▶ **TASK STATEMENT**:
Leave the pictures out and quote every line from the start of the listing to the line with "color=white] (11,11) rectangle (1680,711);", inclusive.

▶ **SUPPLIED INFORMATION**:
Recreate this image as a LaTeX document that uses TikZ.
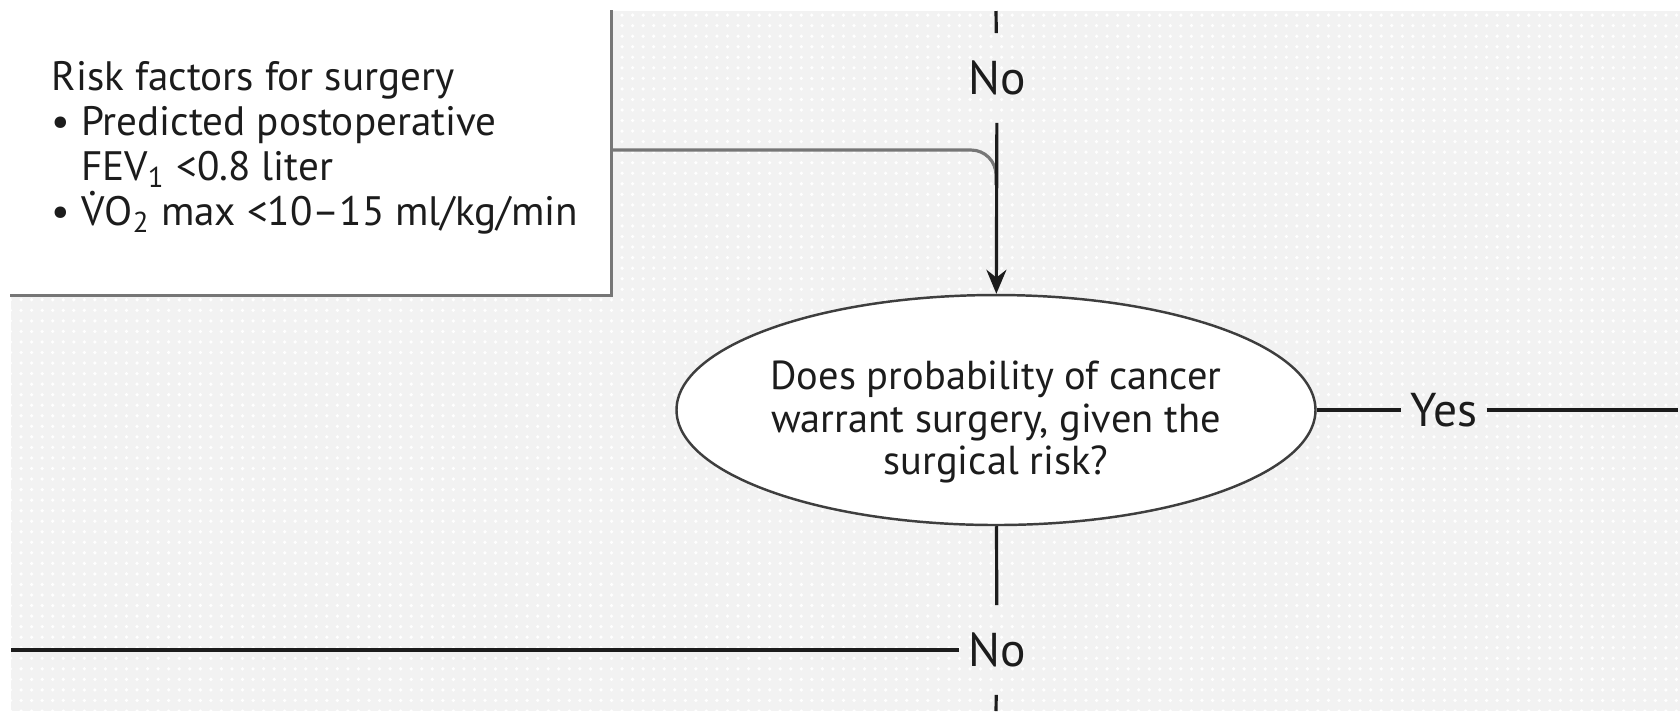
\documentclass[tikz,border=0pt]{standalone}
\usepackage{fontspec}
\setmainfont{PT Sans}
\usetikzlibrary{arrows.meta,positioning,shapes.geometric,patterns}
\definecolor{paper}{RGB}{242,242,242}
\definecolor{rule}{RGB}{118,118,118}
\definecolor{ink}{RGB}{28,28,28}
\newcommand\dotV{\ooalign{V\cr\hidewidth\smash{\raisebox{0.74em}{.}}\hidewidth\cr}}
\tikzset{
    riskbox/.style={
        fill=white,
        inner sep=0pt,
        minimum width=60mm,
        minimum height=28.4mm
    },
    boxtext/.style={
        align=left,
        inner sep=0pt,
        text=ink,
        font=\fontsize{11.7}{12.8}\selectfont
    },
    decision/.style={
        ellipse,
        draw=ink!85,
        fill=white,
        line width=0.7pt,
        minimum width=63.9mm,
        minimum height=23mm,
        inner sep=0pt
    },
    asktext/.style={
        align=center,
        inner sep=0pt,
        text=ink,
        font=\fontsize{11.5}{12}\selectfont
    },
    lbl/.style={
        font=\fontsize{13.5}{13.5}\selectfont,
        text=ink,
        inner xsep=0.9mm,
        inner ysep=2.7mm
    },
    flow/.style={
        draw=ink,
        line width=0.9pt
    },
    arrow/.style={
        flow,
        -{Stealth[length=2.4mm,width=2mm]}
    },
    feed/.style={
        draw=rule,
        line width=0.9pt,
        rounded corners=2.5mm
    }
}

\begin{document}
\begin{tikzpicture}[x=0.1mm, y=-0.1mm]

\useasboundingbox (0,0) rectangle (1680,711);
\fill[paper] (11,11) rectangle (1680,711);
\fill[pattern=dots, pattern color=white] (11,11) rectangle (1680,711);

\node[riskbox] (box) at (311,153) {};
\draw[rule, line width=1pt] (box.north east) -- (box.south east) -- (box.south west);
\node[boxtext, anchor=north west] (factors) at (51,61)
    {Risk factors for surgery\\
     \textbullet\ Predicted postoperative\\
     \hphantom{\textbullet\ }FEV\textsubscript{1} <0.8 liter\\
     \textbullet\ \dotV O\textsubscript{2} max <10--15 ml/kg/min};

\node[decision] (decide) at (996,410) {};
\node[asktext] (question) at ([yshift=-1.2mm]decide.center)
    {Does probability of cancer\\warrant surgery, given the\\surgical risk?};

\node[lbl] (notop) at (997,78) {No};
\node[lbl] (yes) at (1444,410) {Yes};
\node[lbl] (nobottom) at (997,650) {No};

\coordinate (topin) at (996,11);
\coordinate (joint) at (996,185);
\coordinate (yesout) at (1678,410);
\coordinate (noleft) at (11,650);
\coordinate (nodown) at (996,711);

\draw[feed] ([yshift=0.3mm]box.east) -| (joint);
\draw[flow] (topin) -- (notop);
\draw[arrow] (notop) -- (decide);
\draw[flow] (decide) -- (yes);
\draw[flow] (yes) -- (yesout);
\draw[flow] (decide) -- (nobottom);
\draw[flow] (nobottom) -- (noleft);
\draw[flow] (nobottom) -- (nodown);

\end{tikzpicture}
\end{document}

▶ **CORRECT ANSWER**:
Recreate this image as a LaTeX document that uses TikZ.
\documentclass[tikz,border=0pt]{standalone}
\usepackage{fontspec}
\setmainfont{PT Sans}
\usetikzlibrary{arrows.meta,positioning,shapes.geometric,patterns}
\definecolor{paper}{RGB}{242,242,242}
\definecolor{rule}{RGB}{118,118,118}
\definecolor{ink}{RGB}{28,28,28}
\newcommand\dotV{\ooalign{V\cr\hidewidth\smash{\raisebox{0.74em}{.}}\hidewidth\cr}}
\tikzset{
    riskbox/.style={
        fill=white,
        inner sep=0pt,
        minimum width=60mm,
        minimum height=28.4mm
    },
    boxtext/.style={
        align=left,
        inner sep=0pt,
        text=ink,
        font=\fontsize{11.7}{12.8}\selectfont
    },
    decision/.style={
        ellipse,
        draw=ink!85,
        fill=white,
        line width=0.7pt,
        minimum width=63.9mm,
        minimum height=23mm,
        inner sep=0pt
    },
    asktext/.style={
        align=center,
        inner sep=0pt,
        text=ink,
        font=\fontsize{11.5}{12}\selectfont
    },
    lbl/.style={
        font=\fontsize{13.5}{13.5}\selectfont,
        text=ink,
        inner xsep=0.9mm,
        inner ysep=2.7mm
    },
    flow/.style={
        draw=ink,
        line width=0.9pt
    },
    arrow/.style={
        flow,
        -{Stealth[length=2.4mm,width=2mm]}
    },
    feed/.style={
        draw=rule,
        line width=0.9pt,
        rounded corners=2.5mm
    }
}

\begin{document}
\begin{tikzpicture}[x=0.1mm, y=-0.1mm]

\useasboundingbox (0,0) rectangle (1680,711);
\fill[paper] (11,11) rectangle (1680,711);
\fill[pattern=dots, pattern color=white] (11,11) rectangle (1680,711);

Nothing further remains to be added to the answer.